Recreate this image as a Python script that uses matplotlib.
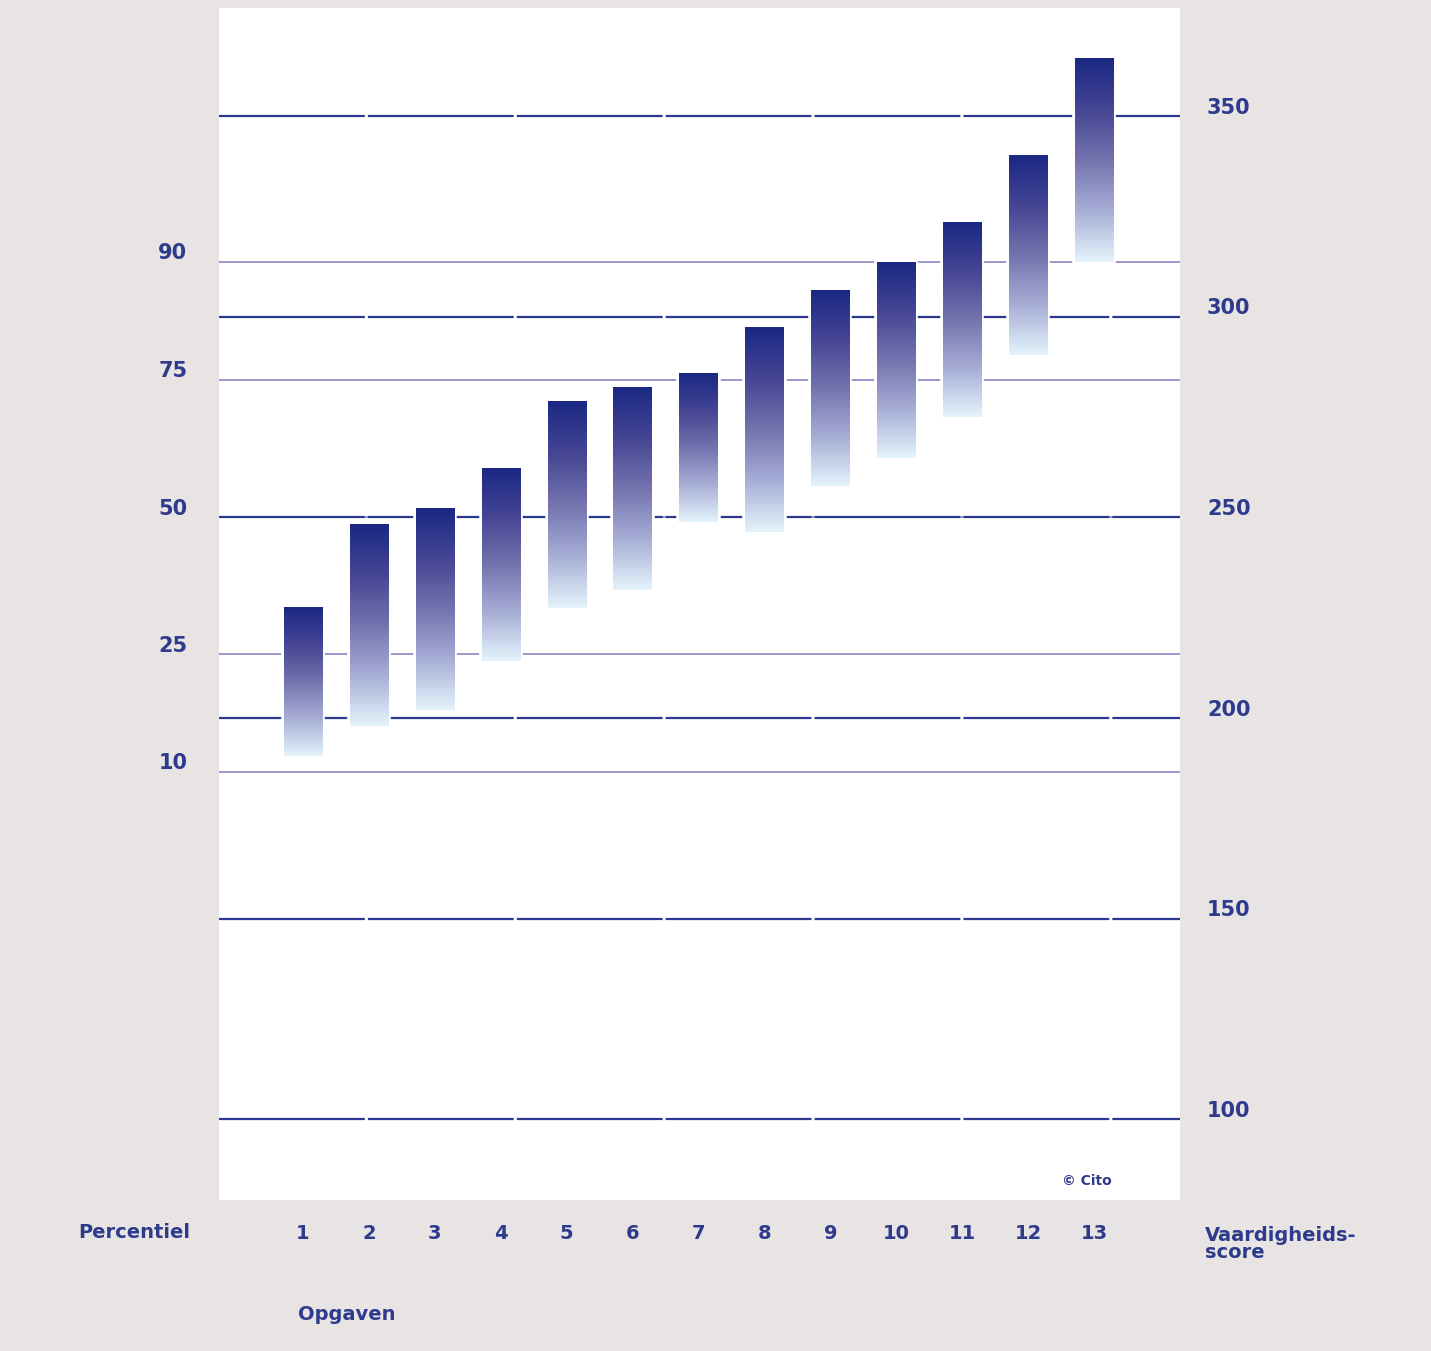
import numpy as np
import matplotlib
matplotlib.use("Agg")
import matplotlib.pyplot as plt
from matplotlib.colors import LinearSegmentedColormap
from matplotlib.patches import Rectangle

plt.rcParams['lines.scale_dashes'] = False

# ---- data ----
opgaven = ["1", "2", "3", "4", "5", "6", "7", "8", "9", "10", "11", "12", "13"]
bar_top = [227.6, 248.3, 252.2, 262.2, 278.9, 282.3, 285.8, 297.3, 306.5, 313.4, 323.6, 340.3, 364.4]
bar_bottom = [190.5, 198.0, 202.0, 214.2, 227.4, 231.8, 248.8, 246.3, 257.7, 264.7, 275.1, 290.5, 313.7]
score_ticks = [100, 150, 200, 250, 300, 350]
percentile_labels = ["10", "25", "50", "75", "90"]
percentile_scores = [186.6, 215.9, 250.0, 284.3, 313.7]

navy = "#2b3990"
txt = "#2e3a8c"
perc_col = "#9490cc"
bg = "#e8e4e4"

W, H = 1431, 1351
fig = plt.figure(figsize=(W / 100, H / 100), dpi=100, facecolor=bg)
ax = fig.add_axes([219 / W, 1 - 1200 / H, (1180 - 219) / W, (1200 - 8) / H])
ax.set_facecolor("white")
ax.set_xlim(-0.275, 14.305)
ax.set_ylim(79.9, 376.9)
for s in ax.spines.values():
    s.set_visible(False)
ax.set_xticks([])
ax.set_yticks([])

# percentile lines
for v in percentile_scores:
    ax.axhline(v, color=perc_col, lw=1.3, zorder=1)

# score lines (with small gaps like the reference)
for v in score_ticks:
    ln = ax.axhline(v, color=navy, lw=1.6, zorder=1)
    ln.set_dashes([105, 2.2])

# gradient bars
cmap = LinearSegmentedColormap.from_list(
    "grad", ["#e4f3fb", "#a7aed6", "#7373ae", "#454594", "#1a2883"])
grad = np.linspace(0, 1, 256).reshape(-1, 1)
bw = 0.58
x = np.arange(1, len(opgaven) + 1)
for xi, t, b in zip(x, bar_top, bar_bottom):
    ax.add_patch(Rectangle((xi - bw / 2, b), bw, t - b, fc="none", ec="white",
                           lw=4, zorder=2))
    ax.imshow(grad, cmap=cmap, aspect="auto", origin="lower",
              extent=(xi - bw / 2, xi + bw / 2, b, t), zorder=3,
              interpolation="bilinear")
ax.set_xlim(-0.275, 14.305)
ax.set_ylim(79.9, 376.9)

fs = 15
ytr = ax.get_yaxis_transform()
xtr = ax.get_xaxis_transform()

# left percentile labels
for lab, v in zip(percentile_labels, percentile_scores):
    ax.text(-0.033, v + 0.6, lab, transform=ytr, ha="right", va="baseline",
            fontsize=fs, color=txt, fontweight="bold", clip_on=False)

# right score labels
for v in score_ticks:
    ax.text(1.028, v + 0.6, str(v), transform=ytr, ha="left", va="baseline",
            fontsize=fs, color=txt, fontweight="bold", clip_on=False)

# category labels
for xi, lab in zip(x, opgaven):
    ax.text(xi, -0.0277, lab, transform=xtr, ha="center", va="center",
            fontsize=fs - 1, color=txt, fontweight="bold", clip_on=False)

fig.text(78 / W, 1 - 1233 / H, "Percentiel", ha="left", va="center",
         fontsize=fs - 1, color=txt, fontweight="bold")
fig.text(1205 / W, 1 - 1244 / H, "Vaardigheids-\nscore", ha="left", va="center",
         fontsize=fs - 1, color=txt, fontweight="bold", linespacing=0.85)
fig.text(298 / W, 1 - 1315 / H, "Opgaven", ha="left", va="center",
         fontsize=fs - 1, color=txt, fontweight="bold")
fig.text(1112 / W, 1 - 1181 / H, "© Cito", ha="right", va="center",
         fontsize=10, color=txt, fontweight="bold")

fig.savefig("out.png", dpi=100, facecolor=bg)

■ TASK DETAILS ■
Sift the material for lines with the string "matplotlib". Copy each one found.

■ ANSWER TO THE TASK ■
Recreate this image as a Python script that uses matplotlib.
import matplotlib
matplotlib.use("Agg")
import matplotlib.pyplot as plt
from matplotlib.colors import LinearSegmentedColormap
from matplotlib.patches import Rectangle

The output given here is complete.